══ Records for the task

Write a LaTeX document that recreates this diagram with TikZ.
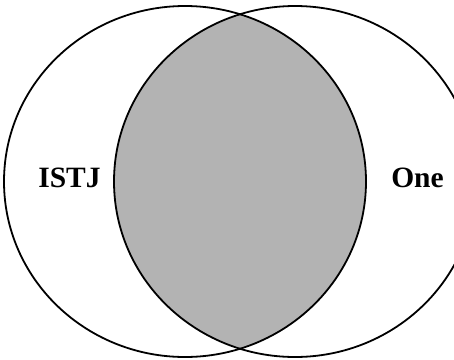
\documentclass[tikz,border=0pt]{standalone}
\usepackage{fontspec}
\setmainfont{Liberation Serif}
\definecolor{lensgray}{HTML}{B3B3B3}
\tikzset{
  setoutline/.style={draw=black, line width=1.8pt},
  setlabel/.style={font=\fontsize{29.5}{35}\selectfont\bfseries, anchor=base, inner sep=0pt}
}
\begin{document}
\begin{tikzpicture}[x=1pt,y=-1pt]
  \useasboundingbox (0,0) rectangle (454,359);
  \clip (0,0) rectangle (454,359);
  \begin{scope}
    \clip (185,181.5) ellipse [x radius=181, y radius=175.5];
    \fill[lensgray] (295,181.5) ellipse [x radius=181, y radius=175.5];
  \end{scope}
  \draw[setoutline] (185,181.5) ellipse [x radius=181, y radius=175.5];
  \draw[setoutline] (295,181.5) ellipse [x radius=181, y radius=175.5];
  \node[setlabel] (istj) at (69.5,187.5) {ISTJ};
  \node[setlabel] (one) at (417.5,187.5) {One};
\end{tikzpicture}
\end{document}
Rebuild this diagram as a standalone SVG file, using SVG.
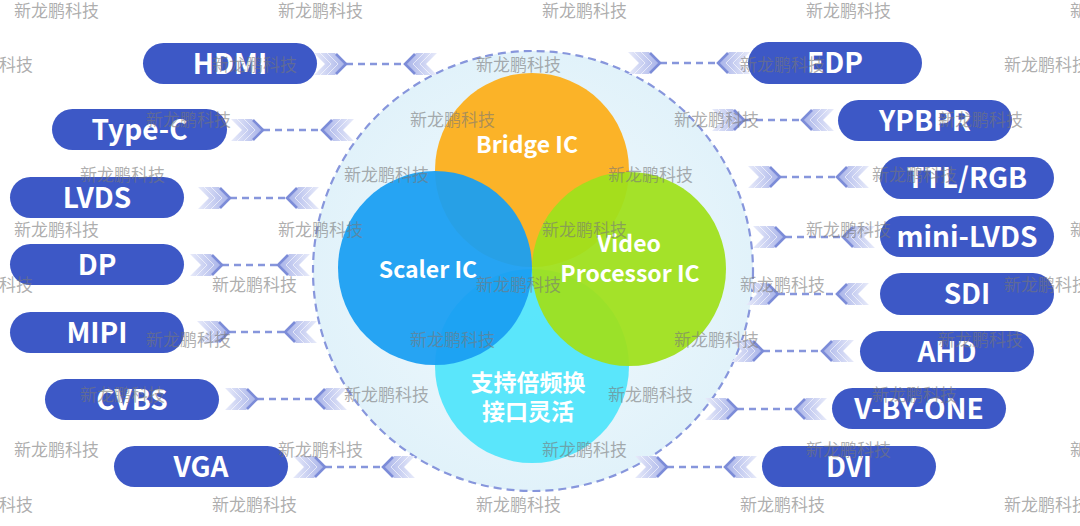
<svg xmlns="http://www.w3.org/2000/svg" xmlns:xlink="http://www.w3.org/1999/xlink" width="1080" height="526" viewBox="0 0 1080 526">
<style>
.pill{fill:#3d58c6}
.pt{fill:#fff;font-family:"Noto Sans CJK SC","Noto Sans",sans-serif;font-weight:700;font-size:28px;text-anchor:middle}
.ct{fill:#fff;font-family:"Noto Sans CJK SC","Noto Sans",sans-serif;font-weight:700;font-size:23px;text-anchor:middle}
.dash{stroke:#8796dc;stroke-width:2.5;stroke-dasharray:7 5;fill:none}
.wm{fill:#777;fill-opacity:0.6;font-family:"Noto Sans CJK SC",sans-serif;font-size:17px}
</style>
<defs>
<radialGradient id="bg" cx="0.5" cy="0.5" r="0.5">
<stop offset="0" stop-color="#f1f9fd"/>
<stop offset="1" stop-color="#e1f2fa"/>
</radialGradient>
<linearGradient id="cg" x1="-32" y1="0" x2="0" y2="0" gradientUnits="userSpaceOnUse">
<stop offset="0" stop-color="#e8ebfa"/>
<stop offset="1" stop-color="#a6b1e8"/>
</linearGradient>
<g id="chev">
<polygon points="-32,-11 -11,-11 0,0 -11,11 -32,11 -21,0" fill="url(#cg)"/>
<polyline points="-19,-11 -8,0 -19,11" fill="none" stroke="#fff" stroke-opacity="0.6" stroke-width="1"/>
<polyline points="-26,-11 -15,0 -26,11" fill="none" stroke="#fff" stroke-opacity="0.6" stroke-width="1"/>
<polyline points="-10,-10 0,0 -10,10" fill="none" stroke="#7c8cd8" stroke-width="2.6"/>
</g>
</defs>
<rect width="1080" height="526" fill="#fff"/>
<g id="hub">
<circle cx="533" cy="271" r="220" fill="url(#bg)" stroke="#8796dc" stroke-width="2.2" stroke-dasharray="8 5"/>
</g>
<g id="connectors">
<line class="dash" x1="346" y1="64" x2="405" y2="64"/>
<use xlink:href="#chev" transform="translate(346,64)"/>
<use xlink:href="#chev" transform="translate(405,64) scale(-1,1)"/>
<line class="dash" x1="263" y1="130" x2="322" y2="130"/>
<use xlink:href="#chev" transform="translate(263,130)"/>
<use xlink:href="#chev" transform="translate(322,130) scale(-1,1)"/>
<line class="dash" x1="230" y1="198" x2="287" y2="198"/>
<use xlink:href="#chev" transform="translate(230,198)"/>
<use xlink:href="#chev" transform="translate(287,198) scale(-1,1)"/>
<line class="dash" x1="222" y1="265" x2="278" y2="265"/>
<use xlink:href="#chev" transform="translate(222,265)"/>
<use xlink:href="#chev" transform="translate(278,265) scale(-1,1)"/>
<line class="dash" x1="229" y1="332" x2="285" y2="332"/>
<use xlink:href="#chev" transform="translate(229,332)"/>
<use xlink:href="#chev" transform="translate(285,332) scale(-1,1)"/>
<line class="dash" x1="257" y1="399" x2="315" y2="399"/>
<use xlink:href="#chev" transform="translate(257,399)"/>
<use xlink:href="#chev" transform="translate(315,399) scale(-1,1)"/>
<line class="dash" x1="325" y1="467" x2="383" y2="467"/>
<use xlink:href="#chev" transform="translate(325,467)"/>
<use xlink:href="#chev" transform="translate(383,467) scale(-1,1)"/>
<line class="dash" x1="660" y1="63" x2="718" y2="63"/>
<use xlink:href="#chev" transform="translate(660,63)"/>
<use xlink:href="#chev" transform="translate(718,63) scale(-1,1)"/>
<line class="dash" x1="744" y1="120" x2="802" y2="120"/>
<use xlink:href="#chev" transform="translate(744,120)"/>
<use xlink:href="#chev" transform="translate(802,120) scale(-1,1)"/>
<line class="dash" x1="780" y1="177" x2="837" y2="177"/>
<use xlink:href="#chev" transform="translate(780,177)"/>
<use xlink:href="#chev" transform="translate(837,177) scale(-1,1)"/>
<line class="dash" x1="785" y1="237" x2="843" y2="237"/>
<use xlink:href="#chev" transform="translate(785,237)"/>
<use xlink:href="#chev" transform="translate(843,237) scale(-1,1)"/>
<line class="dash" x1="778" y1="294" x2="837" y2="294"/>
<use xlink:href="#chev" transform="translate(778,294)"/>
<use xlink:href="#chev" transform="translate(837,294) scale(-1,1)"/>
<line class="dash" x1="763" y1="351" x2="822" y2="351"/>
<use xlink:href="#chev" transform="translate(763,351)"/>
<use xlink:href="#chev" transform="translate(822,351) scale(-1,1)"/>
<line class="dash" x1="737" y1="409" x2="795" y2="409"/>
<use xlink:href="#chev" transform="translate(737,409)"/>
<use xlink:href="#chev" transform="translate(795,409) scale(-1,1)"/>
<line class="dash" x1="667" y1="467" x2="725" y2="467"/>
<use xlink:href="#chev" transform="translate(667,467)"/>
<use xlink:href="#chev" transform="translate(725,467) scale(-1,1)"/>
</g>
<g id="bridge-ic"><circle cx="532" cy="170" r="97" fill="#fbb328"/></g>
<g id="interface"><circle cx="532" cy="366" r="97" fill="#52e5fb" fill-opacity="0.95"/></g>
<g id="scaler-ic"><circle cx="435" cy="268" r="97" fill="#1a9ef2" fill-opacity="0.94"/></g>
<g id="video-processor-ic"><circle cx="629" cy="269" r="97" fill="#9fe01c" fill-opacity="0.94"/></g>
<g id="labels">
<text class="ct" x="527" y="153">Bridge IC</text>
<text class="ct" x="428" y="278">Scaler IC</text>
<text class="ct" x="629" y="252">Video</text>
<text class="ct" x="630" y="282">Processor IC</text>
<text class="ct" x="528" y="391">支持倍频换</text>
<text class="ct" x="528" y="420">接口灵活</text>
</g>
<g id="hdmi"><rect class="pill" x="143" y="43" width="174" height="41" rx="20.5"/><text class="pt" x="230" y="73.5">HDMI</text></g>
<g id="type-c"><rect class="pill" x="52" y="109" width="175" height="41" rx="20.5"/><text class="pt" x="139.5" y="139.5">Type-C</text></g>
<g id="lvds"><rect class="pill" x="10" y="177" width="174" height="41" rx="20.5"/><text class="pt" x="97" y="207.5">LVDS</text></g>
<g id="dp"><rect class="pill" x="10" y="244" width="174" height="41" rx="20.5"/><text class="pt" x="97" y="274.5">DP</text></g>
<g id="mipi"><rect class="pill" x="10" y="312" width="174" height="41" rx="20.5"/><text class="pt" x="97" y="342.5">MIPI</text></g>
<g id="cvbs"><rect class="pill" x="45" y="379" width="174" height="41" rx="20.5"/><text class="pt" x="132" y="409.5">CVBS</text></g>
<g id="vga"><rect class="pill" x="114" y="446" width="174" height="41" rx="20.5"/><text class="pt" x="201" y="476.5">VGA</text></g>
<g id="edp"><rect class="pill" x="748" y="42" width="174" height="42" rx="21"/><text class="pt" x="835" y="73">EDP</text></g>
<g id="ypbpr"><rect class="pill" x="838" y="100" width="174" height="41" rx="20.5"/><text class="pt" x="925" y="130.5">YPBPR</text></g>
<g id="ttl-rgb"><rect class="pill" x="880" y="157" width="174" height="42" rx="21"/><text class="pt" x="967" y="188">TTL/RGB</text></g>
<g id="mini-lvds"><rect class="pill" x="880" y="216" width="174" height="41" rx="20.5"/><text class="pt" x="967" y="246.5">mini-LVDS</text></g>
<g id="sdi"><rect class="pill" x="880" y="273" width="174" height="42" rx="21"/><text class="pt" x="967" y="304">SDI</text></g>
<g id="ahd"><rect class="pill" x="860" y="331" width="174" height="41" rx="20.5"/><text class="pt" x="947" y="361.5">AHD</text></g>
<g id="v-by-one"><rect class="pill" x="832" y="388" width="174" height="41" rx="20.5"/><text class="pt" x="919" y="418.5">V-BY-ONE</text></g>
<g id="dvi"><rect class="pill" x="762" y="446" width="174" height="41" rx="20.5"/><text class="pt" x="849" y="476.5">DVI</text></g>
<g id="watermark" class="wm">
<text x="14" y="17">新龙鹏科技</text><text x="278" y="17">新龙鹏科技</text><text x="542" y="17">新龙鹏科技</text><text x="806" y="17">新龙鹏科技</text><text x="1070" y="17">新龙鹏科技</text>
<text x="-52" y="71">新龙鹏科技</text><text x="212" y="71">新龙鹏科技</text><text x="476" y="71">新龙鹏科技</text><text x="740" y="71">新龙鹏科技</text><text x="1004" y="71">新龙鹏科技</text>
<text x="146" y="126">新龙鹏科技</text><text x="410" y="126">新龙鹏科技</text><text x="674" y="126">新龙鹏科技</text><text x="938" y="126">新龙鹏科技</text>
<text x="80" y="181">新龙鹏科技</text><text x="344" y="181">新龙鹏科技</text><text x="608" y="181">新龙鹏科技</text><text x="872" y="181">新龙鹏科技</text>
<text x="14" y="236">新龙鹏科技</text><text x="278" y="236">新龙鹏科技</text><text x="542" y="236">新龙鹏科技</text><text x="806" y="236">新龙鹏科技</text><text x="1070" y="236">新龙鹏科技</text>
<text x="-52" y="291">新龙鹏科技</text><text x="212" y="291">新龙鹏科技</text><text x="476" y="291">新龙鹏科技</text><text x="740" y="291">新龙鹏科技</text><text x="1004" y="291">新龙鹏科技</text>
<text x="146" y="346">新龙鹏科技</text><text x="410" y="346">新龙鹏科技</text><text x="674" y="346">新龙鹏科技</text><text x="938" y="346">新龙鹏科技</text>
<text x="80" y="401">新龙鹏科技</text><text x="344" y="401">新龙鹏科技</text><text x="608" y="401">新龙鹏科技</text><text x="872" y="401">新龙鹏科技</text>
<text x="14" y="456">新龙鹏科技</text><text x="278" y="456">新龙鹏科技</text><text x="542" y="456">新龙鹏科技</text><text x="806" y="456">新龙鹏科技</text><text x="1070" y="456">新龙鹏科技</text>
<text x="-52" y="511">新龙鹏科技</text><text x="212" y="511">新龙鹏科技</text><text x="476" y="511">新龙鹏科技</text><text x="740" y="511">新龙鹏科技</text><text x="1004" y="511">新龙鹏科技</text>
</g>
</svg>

════
══ Records for the task

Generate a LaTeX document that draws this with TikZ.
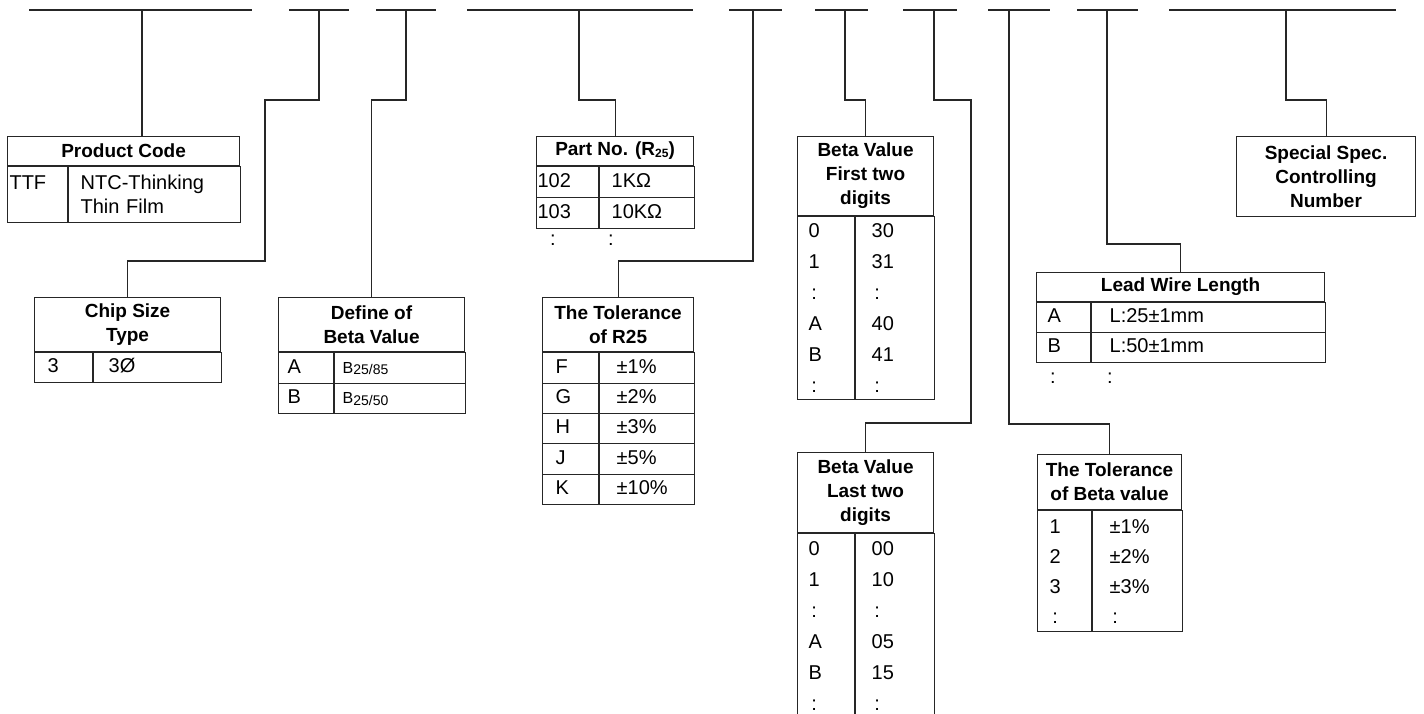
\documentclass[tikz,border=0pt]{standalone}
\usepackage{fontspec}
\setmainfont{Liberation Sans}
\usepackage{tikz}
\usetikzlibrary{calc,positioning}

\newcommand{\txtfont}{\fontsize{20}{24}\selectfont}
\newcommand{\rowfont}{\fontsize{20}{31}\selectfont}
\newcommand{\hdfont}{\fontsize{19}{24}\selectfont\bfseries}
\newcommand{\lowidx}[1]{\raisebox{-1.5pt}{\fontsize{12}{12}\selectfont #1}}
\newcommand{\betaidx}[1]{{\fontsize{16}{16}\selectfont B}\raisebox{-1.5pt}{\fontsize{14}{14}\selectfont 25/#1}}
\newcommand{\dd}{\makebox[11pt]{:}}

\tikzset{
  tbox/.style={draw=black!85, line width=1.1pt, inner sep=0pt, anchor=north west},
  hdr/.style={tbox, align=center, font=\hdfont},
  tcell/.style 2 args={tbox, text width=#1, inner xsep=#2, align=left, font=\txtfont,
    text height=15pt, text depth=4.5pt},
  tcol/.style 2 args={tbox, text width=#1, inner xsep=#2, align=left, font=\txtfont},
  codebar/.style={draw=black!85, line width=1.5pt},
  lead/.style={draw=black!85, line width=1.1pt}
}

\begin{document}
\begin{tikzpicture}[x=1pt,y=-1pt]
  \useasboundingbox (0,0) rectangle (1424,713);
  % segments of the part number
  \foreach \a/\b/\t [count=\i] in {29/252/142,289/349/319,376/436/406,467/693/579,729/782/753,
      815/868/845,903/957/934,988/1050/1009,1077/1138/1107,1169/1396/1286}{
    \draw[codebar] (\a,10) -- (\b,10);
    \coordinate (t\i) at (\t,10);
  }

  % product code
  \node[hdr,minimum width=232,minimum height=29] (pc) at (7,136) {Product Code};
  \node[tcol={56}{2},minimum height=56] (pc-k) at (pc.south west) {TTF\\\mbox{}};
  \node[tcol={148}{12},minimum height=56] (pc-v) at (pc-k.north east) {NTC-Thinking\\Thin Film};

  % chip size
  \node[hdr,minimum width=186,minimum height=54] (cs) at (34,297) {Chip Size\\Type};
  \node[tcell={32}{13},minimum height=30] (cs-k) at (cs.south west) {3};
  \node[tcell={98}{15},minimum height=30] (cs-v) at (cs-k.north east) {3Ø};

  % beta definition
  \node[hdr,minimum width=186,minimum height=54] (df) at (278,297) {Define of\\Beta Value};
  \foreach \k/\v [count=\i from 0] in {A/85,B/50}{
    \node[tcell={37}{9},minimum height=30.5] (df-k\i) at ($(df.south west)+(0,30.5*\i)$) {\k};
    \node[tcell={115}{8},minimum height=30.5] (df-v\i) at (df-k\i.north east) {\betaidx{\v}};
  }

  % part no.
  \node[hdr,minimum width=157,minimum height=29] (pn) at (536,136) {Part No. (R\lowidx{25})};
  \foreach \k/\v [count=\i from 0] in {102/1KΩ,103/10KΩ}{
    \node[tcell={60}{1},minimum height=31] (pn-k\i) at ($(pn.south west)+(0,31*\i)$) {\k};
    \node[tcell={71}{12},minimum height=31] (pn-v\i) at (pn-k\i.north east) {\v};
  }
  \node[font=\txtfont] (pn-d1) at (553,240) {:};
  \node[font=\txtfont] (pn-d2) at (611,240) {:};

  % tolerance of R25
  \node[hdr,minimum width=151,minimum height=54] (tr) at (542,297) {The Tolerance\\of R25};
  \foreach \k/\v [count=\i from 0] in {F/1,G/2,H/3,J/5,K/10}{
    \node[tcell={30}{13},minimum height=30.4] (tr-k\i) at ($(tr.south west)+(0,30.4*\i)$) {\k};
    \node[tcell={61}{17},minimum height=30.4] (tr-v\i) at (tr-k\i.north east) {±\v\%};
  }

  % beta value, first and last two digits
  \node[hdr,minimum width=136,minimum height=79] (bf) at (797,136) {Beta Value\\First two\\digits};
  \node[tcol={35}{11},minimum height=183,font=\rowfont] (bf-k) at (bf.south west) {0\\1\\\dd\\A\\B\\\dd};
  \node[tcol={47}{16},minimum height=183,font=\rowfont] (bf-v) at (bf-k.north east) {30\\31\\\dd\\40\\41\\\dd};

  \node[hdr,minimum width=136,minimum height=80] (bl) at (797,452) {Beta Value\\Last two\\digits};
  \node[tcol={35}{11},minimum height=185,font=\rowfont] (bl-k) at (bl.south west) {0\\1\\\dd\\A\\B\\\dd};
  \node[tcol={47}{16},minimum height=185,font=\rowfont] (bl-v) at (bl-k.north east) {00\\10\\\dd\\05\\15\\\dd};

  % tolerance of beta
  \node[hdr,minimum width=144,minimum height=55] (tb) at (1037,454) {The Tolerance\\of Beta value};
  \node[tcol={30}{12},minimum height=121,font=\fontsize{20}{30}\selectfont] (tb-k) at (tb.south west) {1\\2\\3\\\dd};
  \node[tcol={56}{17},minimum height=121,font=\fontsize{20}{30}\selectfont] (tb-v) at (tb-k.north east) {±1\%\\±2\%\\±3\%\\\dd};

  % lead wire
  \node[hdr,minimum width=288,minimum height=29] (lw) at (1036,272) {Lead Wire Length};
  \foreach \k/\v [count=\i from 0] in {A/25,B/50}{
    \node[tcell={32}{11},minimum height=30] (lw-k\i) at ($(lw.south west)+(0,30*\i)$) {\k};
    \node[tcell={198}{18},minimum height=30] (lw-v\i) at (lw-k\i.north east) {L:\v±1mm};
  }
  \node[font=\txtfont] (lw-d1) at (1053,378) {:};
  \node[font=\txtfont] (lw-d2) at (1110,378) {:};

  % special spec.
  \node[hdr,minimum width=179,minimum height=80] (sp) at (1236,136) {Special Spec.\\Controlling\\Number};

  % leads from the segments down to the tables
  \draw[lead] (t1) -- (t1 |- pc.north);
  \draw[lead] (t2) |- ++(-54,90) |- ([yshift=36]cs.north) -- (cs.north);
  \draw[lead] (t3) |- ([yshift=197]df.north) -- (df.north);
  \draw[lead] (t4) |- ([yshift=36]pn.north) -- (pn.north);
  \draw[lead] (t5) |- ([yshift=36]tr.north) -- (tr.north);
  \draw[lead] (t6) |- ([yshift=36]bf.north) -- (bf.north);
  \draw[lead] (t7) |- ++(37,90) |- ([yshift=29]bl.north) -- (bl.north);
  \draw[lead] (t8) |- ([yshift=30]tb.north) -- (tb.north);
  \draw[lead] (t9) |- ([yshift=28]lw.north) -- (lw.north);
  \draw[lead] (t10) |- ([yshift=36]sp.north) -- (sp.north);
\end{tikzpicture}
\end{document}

════

Write out exactly the lines from the one that has "Generate a LaTeX" down to the one that has "height=56] (pc-v) at", including both. Pictures stay out of the copy.

▶ Correct result
Generate a LaTeX document that draws this with TikZ.
\documentclass[tikz,border=0pt]{standalone}
\usepackage{fontspec}
\setmainfont{Liberation Sans}
\usepackage{tikz}
\usetikzlibrary{calc,positioning}

\newcommand{\txtfont}{\fontsize{20}{24}\selectfont}
\newcommand{\rowfont}{\fontsize{20}{31}\selectfont}
\newcommand{\hdfont}{\fontsize{19}{24}\selectfont\bfseries}
\newcommand{\lowidx}[1]{\raisebox{-1.5pt}{\fontsize{12}{12}\selectfont #1}}
\newcommand{\betaidx}[1]{{\fontsize{16}{16}\selectfont B}\raisebox{-1.5pt}{\fontsize{14}{14}\selectfont 25/#1}}
\newcommand{\dd}{\makebox[11pt]{:}}

\tikzset{
  tbox/.style={draw=black!85, line width=1.1pt, inner sep=0pt, anchor=north west},
  hdr/.style={tbox, align=center, font=\hdfont},
  tcell/.style 2 args={tbox, text width=#1, inner xsep=#2, align=left, font=\txtfont,
    text height=15pt, text depth=4.5pt},
  tcol/.style 2 args={tbox, text width=#1, inner xsep=#2, align=left, font=\txtfont},
  codebar/.style={draw=black!85, line width=1.5pt},
  lead/.style={draw=black!85, line width=1.1pt}
}

\begin{document}
\begin{tikzpicture}[x=1pt,y=-1pt]
  \useasboundingbox (0,0) rectangle (1424,713);
  % segments of the part number
  \foreach \a/\b/\t [count=\i] in {29/252/142,289/349/319,376/436/406,467/693/579,729/782/753,
      815/868/845,903/957/934,988/1050/1009,1077/1138/1107,1169/1396/1286}{
    \draw[codebar] (\a,10) -- (\b,10);
    \coordinate (t\i) at (\t,10);
  }

  % product code
  \node[hdr,minimum width=232,minimum height=29] (pc) at (7,136) {Product Code};
  \node[tcol={56}{2},minimum height=56] (pc-k) at (pc.south west) {TTF\\\mbox{}};
  \node[tcol={148}{12},minimum height=56] (pc-v) at (pc-k.north east) {NTC-Thinking\\Thin Film};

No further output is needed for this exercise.